Ask anyone who regularly goes to the supermarket, or even the partner of the main food buyer, and they will say saving money on their food bill each week would be fantastic. There’s always something else to put the money towards. If you can save $500 in a year by just changing some simple habits, then that equates to registering your car or perhaps paying most of your house insurance, or having a weekend away (either a wonderful romantic one, or taking the kids somewhere special).

Saving money Tip No 1. Make a list. And stick to it!!!!!!

Yes, I know that sounds crazy. But how often have you just gone to the supermarket for a couple of things, so not bothered to make a list?
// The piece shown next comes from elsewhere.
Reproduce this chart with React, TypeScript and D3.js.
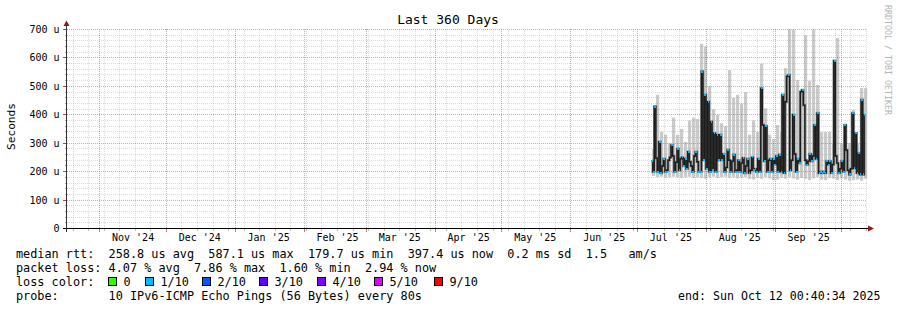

Then, when you get there, you are tempted with the specials at the end of the aisle, and you also can’t remember whether you have that other item, so you buy it just in case? (only to find that you did have it, and now you have too much). Being tempted like this can add up to another $20 or $30 that you didn’t intend to spend.

Saving money Tip No 2. Plan ahead.

Work out roughly what you would like to make for the next couple of meals and buy what you need in one go. Also, be aware of the type of foods you buy regularly, so you can keep an eye out for when they are one special. Buy double the amount and pop half in the freezer. Over time, you will have a stockpile of regularly used items such as chicken breasts, mince or sausages – all at a discount price, and saving you money over the space of just a month!

Saving money Tip No 3. Dont go to the supermarket when you are hungry.

Yes, this is another logical thing, but we all do it. Usually at the end of our work day, when we’ve only just figured out what we want to make for tea that night. But, being tired and hungry means we have a strong tendency to buy about 20% more than we need, or intended. And, we also tend to buy items that are higher in sugars and carbohydrates, because that is what our brain tells us would make us feel better right now! These items are usually more expensive, and don’t have the lasting nutritional value to keep us from being hungry again. There’s another $30 in the basket we could save.

None of these saving money tips mean you have to change WHAT you eat, just HOW YOU BUY IT!

And for a final tip, when the extra large chickens are on sale (usually $3/kg), pop one in the oven to roast, then strip the meat off it and freeze in meal sizes. You will have ready-made sandwich fillings, roast chicken to add to a risotto, or something to fill out a stir fry for the hungry teenagers. This works out at $3.50/kg for a sandwich filling, instead of ham from the deli at $16/kg. And is much healthier.